Shadow over Kurien’s later years
Kurien is fondly remembered for the White Revolution he brought to India, for getting the Indian farmer, and in this case, women who did the back-breaking job of feeding the cows/buffaloes and carrying the milk to the co-operative. In that interview, Kurien had said that milk was the only commodity that needed to be sold twice a day and within a few hours of production.
“The farmer has no bargaining power; he has to sell milk at whatever price is given. That is why the cooperative model… the farmer getting command over the procurement, processing and marketing of his produce, is the only solution. The dairy should belong to him. That is why Sardar Patel said: ‘Polson ne kaadhi muko’ (Throw out Polson),’” he smiled.

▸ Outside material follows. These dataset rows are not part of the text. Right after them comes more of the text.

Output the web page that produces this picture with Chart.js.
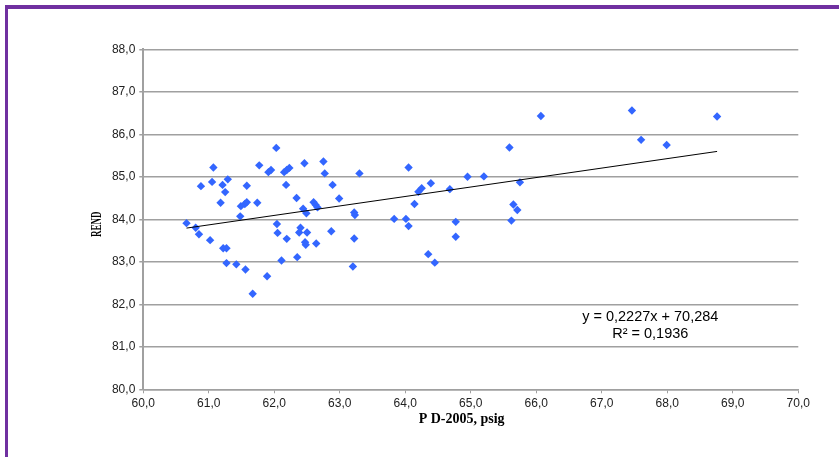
<!DOCTYPE html>
<html>
<head>
<meta charset="utf-8">
<script src="https://cdn.jsdelivr.net/npm/chart.js@4/dist/chart.umd.min.js"></script>
<style>
  html, body { margin: 0; padding: 0; background: #fff; }
  #wrap { position: relative; width: 839px; height: 457px; overflow: hidden; }
  #frameTop { position: absolute; left: 5px; top: 5px; width: 834px; height: 4px; background: #7030a0; }
  #frameLeft { position: absolute; left: 5px; top: 5px; width: 3px; height: 452px; background: #7030a0; }
  canvas { position: absolute; left: 0; top: 0; }
</style>
</head>
<body>
<div id="wrap">
  <canvas id="chart" width="839" height="457"></canvas>
  <div id="frameTop"></div>
  <div id="frameLeft"></div>
</div>
<script>
// pressure P D-2005 (psig) vs REND
const pressure = [
  60.66, 60.80, 60.85, 61.02, 60.88, 61.07, 61.05, 61.21, 61.25, 61.29,
  61.18, 61.22, 61.27, 61.27, 61.42, 61.56, 61.67, 61.89, 61.48, 61.49,
  61.55, 61.58, 61.58, 61.74, 61.77, 61.91, 61.95, 62.03, 62.15, 62.19,
  62.23, 62.18, 62.46, 62.34, 62.44, 62.04, 62.05, 62.19, 62.11, 62.35,
  62.40, 62.38, 62.47, 62.48, 62.50, 62.75, 62.77, 63.30, 62.89, 62.99,
  62.49, 62.60, 62.63, 62.66, 63.22, 63.23, 62.64, 62.87, 63.22, 63.20,
  63.83, 64.01, 64.05, 64.05, 64.14, 64.20, 64.25, 64.39, 64.68, 64.95,
  65.20, 65.59, 65.75, 64.77, 64.77, 65.65, 65.71, 65.62, 64.35, 64.45,
  66.07, 67.46, 67.60, 67.99, 68.76
];
const rend = [
  83.91, 83.80, 83.65, 83.51, 84.78, 85.22, 84.88, 84.81, 84.64, 84.94,
  84.39, 83.32, 83.32, 82.97, 82.94, 82.82, 82.25, 82.66, 84.07, 84.31,
  84.36, 84.40, 84.79, 84.39, 85.27, 85.11, 85.16, 85.68, 85.11, 85.16,
  85.21, 84.81, 85.32, 84.50, 84.25, 83.89, 83.68, 83.54, 83.03, 83.11,
  83.80, 83.69, 83.46, 83.40, 83.69, 85.36, 85.08, 85.08, 84.81, 84.49,
  84.14, 84.40, 84.34, 84.28, 84.16, 84.10, 83.43, 83.72, 83.55, 82.89,
  84.01, 84.01, 83.84, 85.22, 84.36, 84.65, 84.73, 84.85, 84.71, 85.00,
  85.01, 85.69, 84.87, 83.94, 83.59, 84.35, 84.22, 83.97, 83.18, 82.98,
  86.43, 86.56, 85.87, 85.75, 86.42
];

// linear trend as printed on the chart
const slope = 0.2227;
const intercept = 70.284;
const r2 = 0.1936;
const trendX = [60.66, 68.76];

const xTicks = [60, 61, 62, 63, 64, 65, 66, 67, 68, 69, 70];
const yTicks = [80, 81, 82, 83, 84, 85, 86, 87, 88];

const xTitle = 'P D-2005, psig';
const yTitle = 'REND';

const fmt = (v) => v.toFixed(1).replace('.', ',');
const dec = (v) => String(v).replace('.', ',');

const points = pressure.map((x, i) => ({ x: x, y: rend[i] }));
const trend = trendX.map((x) => ({ x: x, y: slope * x + intercept }));

// equation box and the two axis titles (the y one is squeezed like the original)
const textBits = {
  id: 'textBits',
  afterDraw(chart) {
    const { ctx, scales, chartArea } = chart;
    ctx.save();
    ctx.fillStyle = '#000';
    ctx.textAlign = 'center';
    ctx.textBaseline = 'middle';

    const cx = scales.x.getPixelForValue(67.74);
    const cy = scales.y.getPixelForValue(81.71);
    ctx.font = '14.5px "Liberation Sans", Arial, sans-serif';
    ctx.fillText('y = ' + dec(slope) + 'x + ' + dec(intercept), cx, cy);
    ctx.fillText('R\u00B2 = ' + dec(r2), cx, cy + 17.6);

    ctx.font = 'bold 14px "Liberation Serif", "Times New Roman", serif';
    ctx.fillText(xTitle, chartArea.left + (chartArea.right - chartArea.left) * 0.486, chartArea.bottom + 30);

    ctx.translate(97, (chartArea.top + chartArea.bottom) / 2 + 5);
    ctx.rotate(-Math.PI / 2);
    ctx.scale(0.6, 1);
    ctx.font = 'bold 15px "Liberation Serif", "Times New Roman", serif';
    ctx.fillText(yTitle, 0, 0);
    ctx.restore();
  }
};

new Chart(document.getElementById('chart').getContext('2d'), {
  type: 'scatter',
  data: {
    datasets: [
      {
        label: 'REND',
        data: points,
        pointStyle: 'rectRot',
        pointRadius: 4.2,
        backgroundColor: '#3366ff',
        borderColor: '#3366ff',
        borderWidth: 0,
        order: 1
      },
      {
        type: 'line',
        label: 'trend',
        data: trend,
        borderColor: '#000',
        borderWidth: 1,
        pointRadius: 0,
        fill: false,
        order: 0
      }
    ]
  },
  options: {
    responsive: false,
    animation: false,
    devicePixelRatio: 1,
    layout: { padding: { left: 86, top: 49.3, right: 40.7, bottom: 0 } },
    plugins: { legend: { display: false }, tooltip: { enabled: false } },
    scales: {
      x: {
        type: 'linear',
        min: 60, max: 70,
        afterBuildTicks: (s) => { s.ticks = xTicks.map((v) => ({ value: v })); },
        afterFit: (s) => { s.height = 67.7; },
        border: { color: '#a0a0a0', width: 1.5 },
        grid: { drawOnChartArea: false, drawTicks: true, tickLength: 4, color: '#a0a0a0', lineWidth: 1 },
        ticks: {
          padding: 3,
          color: '#222',
          font: { family: '"Liberation Sans", Arial, sans-serif', size: 12 },
          callback: (v) => fmt(v)
        }
      },
      y: {
        type: 'linear',
        min: 80, max: 88,
        afterBuildTicks: (s) => { s.ticks = yTicks.map((v) => ({ value: v })); },
        afterFit: (s) => { s.width = 57.3; },
        border: { color: '#a0a0a0', width: 2 },
        grid: { color: '#a0a0a0', lineWidth: 1.5, drawTicks: true, tickLength: 4 },
        ticks: {
          padding: 4,
          color: '#222',
          font: { family: '"Liberation Sans", Arial, sans-serif', size: 12 },
          callback: (v) => fmt(v)
        }
      }
    }
  },
  plugins: [textBits]
});
</script>
</body>
</html>
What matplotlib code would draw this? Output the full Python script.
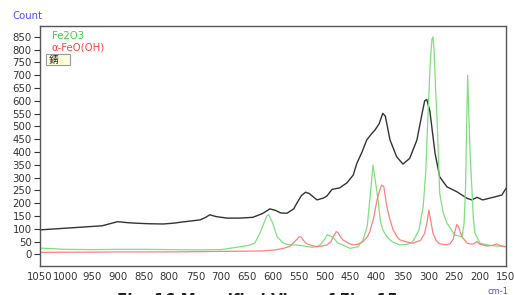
import numpy as np
import matplotlib
matplotlib.use("Agg")
from matplotlib import pyplot as plt

# wavenumber (cm-1) / count
sample_x = [1050, 1020, 990, 960, 930, 900, 880, 863, 840, 812, 793, 770, 741, 730,
            722, 710, 689, 664, 639, 620, 606, 595, 585, 573, 560, 554, 545, 537,
            530, 515, 503, 496, 486, 471, 457, 445, 438, 428, 419, 410, 403, 395,
            388, 383, 374, 361, 349, 336, 322, 312, 307, 303, 297, 287, 278, 264,
            245, 225, 216, 206, 195, 175, 158, 150]
sample_y = [96, 100, 104, 108, 112, 128, 124, 122, 120, 119, 122, 128, 135, 145,
            155, 148, 142, 142, 145, 160, 178, 172, 162, 161, 178, 200, 230, 243,
            238, 213, 220, 228, 254, 260, 280, 310, 356, 400, 447, 470, 486, 510,
            551, 540, 447, 381, 353, 375, 447, 551, 600, 605, 560, 395, 303, 264,
            245, 219, 213, 223, 213, 223, 232, 258]

fe2o3_x = [1050, 1000, 950, 900, 850, 800, 750, 700, 664, 645, 635, 625, 618, 612,
           608, 600, 592, 581, 570, 554, 523, 510, 500, 495, 490, 484, 475, 465,
           451, 436, 426, 418, 413, 409, 407, 404, 397, 393, 388, 380, 370, 355,
           340, 330, 318, 310, 305, 301, 296, 293, 291, 289, 286, 283, 278, 271,
           264, 249, 235, 231, 228, 226, 224, 222, 219, 216, 213, 210, 200, 180,
           160, 150]
fe2o3_y = [25, 20, 19, 20, 20, 19, 18, 19, 30, 36, 45, 84, 120, 150,
           155, 120, 69, 46, 38, 37, 28, 35, 60, 78, 72, 67, 45, 37,
           24, 30, 57, 110, 213, 300, 349, 310, 213, 135, 96, 69, 50, 37,
           40, 50, 95, 186, 320, 525, 760, 840, 850, 800, 650, 525, 239, 160,
           122, 76, 69, 120, 264, 500, 700, 560, 380, 264, 140, 83, 44, 35,
           32, 30]

feooh_x = [1050, 1000, 950, 900, 850, 800, 750, 700, 650, 619, 595, 580, 567, 558,
           550, 548, 545, 540, 534, 525, 515, 505, 496, 488, 482, 478, 474, 470,
           465, 455, 446, 436, 426, 418, 413, 406, 399, 394, 390, 386, 380, 374,
           368, 360, 355, 340, 330, 315, 307, 302, 299, 296, 291, 285, 278, 265,
           258, 252, 248, 245, 242, 238, 235, 225, 215, 206, 200, 187, 175, 168,
           162, 150]
feooh_y = [8, 9, 9, 10, 10, 10, 11, 12, 13, 14, 18, 24, 32, 50,
           68, 70, 66, 52, 41, 35, 30, 33, 37, 50, 75, 89, 85, 70,
           57, 45, 37, 40, 50, 68, 89, 140, 213, 250, 271, 265, 186, 135,
           96, 68, 57, 48, 44, 55, 83, 130, 174, 140, 83, 55, 41, 38,
           41, 60, 95, 117, 110, 85, 69, 44, 40, 50, 40, 33, 36, 41,
           35, 30]

ticks_x = np.arange(1050, 149, -50)
ticks_y = np.arange(0, 851, 50)

fig = plt.figure(figsize=(5.14, 2.95), dpi=100)
ax = fig.add_axes([0.0778, 0.0983, 0.9066, 0.8136])

ax.plot(sample_x, sample_y, color="#333333", lw=1.0)
ax.plot(fe2o3_x, fe2o3_y, color="#7fe07f", lw=0.9)
ax.plot(feooh_x, feooh_y, color="#ff8080", lw=0.9)

ax.set_xlim(1050, 150)
ax.set_ylim(-45, 892)
ax.set_xticks(ticks_x)
ax.set_yticks(ticks_y)
ax.tick_params(labelsize=7.3, colors="#333333", length=4, width=0.8, pad=2)
ax.tick_params(axis="x", length=0, pad=4)
for s in ax.spines.values():
    s.set_color("#555555")
    s.set_linewidth(1.0)

fig.text(12 / 514, 1 - 16 / 295, "Count", color="#4a4aff", fontsize=7.3, va="center")
fig.text(508 / 514, 1 - 291 / 295, "cm-1", color="#4a4aff", fontsize=6,
         ha="right", va="center")

fig.text(52 / 514, 1 - 36 / 295, "Fe2O3", color="#40d040", fontsize=7.3, va="center")
fig.text(52 / 514, 1 - 48 / 295, "α-FeO(OH)", color="#ff4040", fontsize=7.3, va="center")
fig.text(47 / 514, 1 - 59.5 / 295, " 錆     ", fontsize=7, va="center",
         family=["Noto Sans CJK JP", "DejaVu Sans"], color="#222222",
         bbox=dict(boxstyle="square,pad=0.1", fc="#ffffd8", ec="#999999", lw=0.8))

# caption sits mostly below the bottom edge, as in the reference
fig.text(0.5, 1 - 293 / 295, "Fig. 16 Magnified View of Fig. 15",
         fontsize=11, va="top", ha="center", color="#222222", weight="bold")

fig.savefig("out.png", dpi=100)
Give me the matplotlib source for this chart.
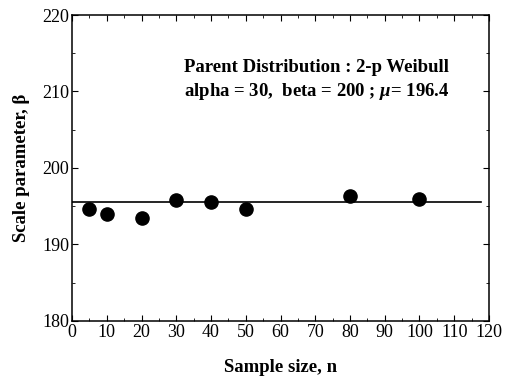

But, unfortunately, the best of top honchos/managers overstay their welcome in institutions they have founded, nurtured and given wings to fly. Kurien’s was one such case. He was already 76 when he stepped down from the NDDB in 1998 and chose Amrita as his successor.
Whether it was heading IRMA or other organisations such as the Gujarat Cooperative Milk Marketing Federation, of which Kurien was Chairman, and from which he had to resign on grounds of “no confidence” in 2006, his being thrown out was heartbreaking. In the last case, the anguished exclaimed: “Do I deserve this kind of treatment?”
But what nobody can take away from him is what he did to the Indian farmer. In his darkest hours and when he was under attack, he always got his “strength and support from the Indian farmer. It has been my good fortune to work with, and for, the Indian farmer. I know that the men and women I work for don’t lack the courage or the will to succeed against all odds.”
Revolutionising the way milk is procured and marketed in India, getting those who produce this precious commodity their due, and succeeding against all odds is what Kurien did. And for this the nation is indebted to him. Hugely.